The turn to savagery that began last fall encouraged gratuitous violence for a gratuitous cause. Lies about Israel trying to change the status quo on the Temple Mount—even though Israel voluntarily relinquished control to the Jerusalem Islamic Waqf decades ago—spread through traditional sermons and social media. The result was a spate of personal terror—stabbings and car-rammings. The Palestinian Authority wanted to keep the violence just short of suicide bombing—to avoid being labeled terrorist. The P.A.’s part in whipping up impressionable Palestinians to kill Israelis was somehow overlooked when the body count was kept down.

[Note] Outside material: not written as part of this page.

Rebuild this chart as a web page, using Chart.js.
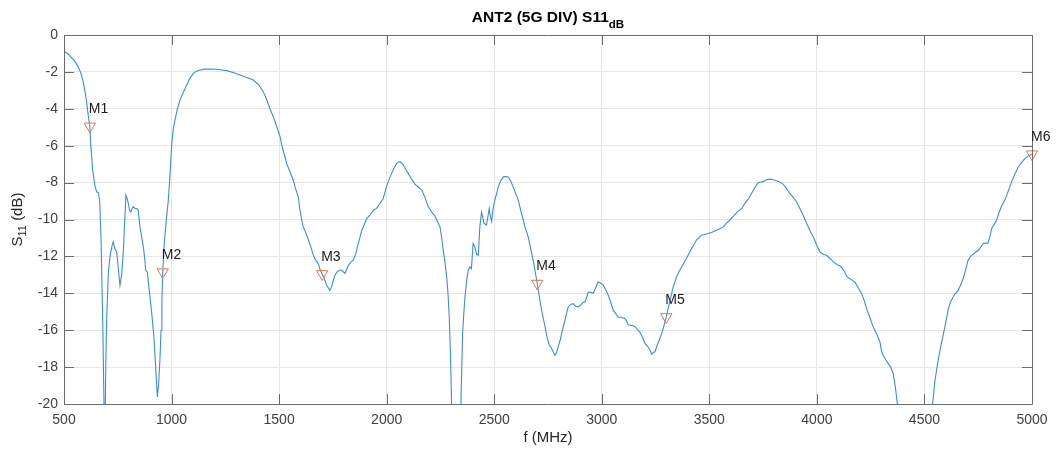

The Israeli response, the natural human response, was clear: If you menace us, we will defend ourselves. But the Mahane Yehuda shopkeeper’s response was also moving: You may be inhumane in the way you treat your kids and our kids, but you will never rob us of our humanity, our ability to see the manipulated little kid behind the bloody scissors.

Jewish tradition is clear about the imperative of self-defense. Ultra-Orthodox draft dodgers take note: The Torahoffers many guidelines about how to fight when necessary. Judaism is not Christianity preaching “love thy enemy,” but still our sages advised us not to gloat, not to turn brutal—for our sake and our adversaries’. Proverbs 24:17-18 counsels: “Do not rejoice when your enemy falls, and do not let your heart be glad when he stumbles.” This is simply a warning not to surrender our humanity.

This tension decodes one of Purim’s great mysteries. Haman was so evil his name is jeered, his children hanged and his followers slaughtered. Yet the “ad d’lo yada” tradition encourages drinking until we cannot distinguish between cursing Haman and blessing Mordecai.

The rabbis offered a profound, mixed message about violence. We can defend ourselves, but on Purim, we purposely confuse Mordecai with Haman to remind us that Haman was human, too. This compels us to mourn our enemies’ losses: their loss of a conscience as well as their loss of life—since every life begins innocent.

In her two years of Israeli army service, my daughter reported that her commanders referred to “the enemy”; never “the Palestinians” or “the Arabs.” This practice avoided bigotry while affirming that we fight as hard as we can as long as we must: Enmity is a curable condition, not an immutable characteristic.

The terrorists see our love of our kids and regrets about killing theirs as weakness. Actually, it’s our strength. We fight them intensely while we fight to keep our moral compass. And we fight conditionally—only as long as they are the enemy. In that ambivalence is our motivation to stay strong, our pride in keeping our moral center, and our hopes and determination to eventually achieve peace.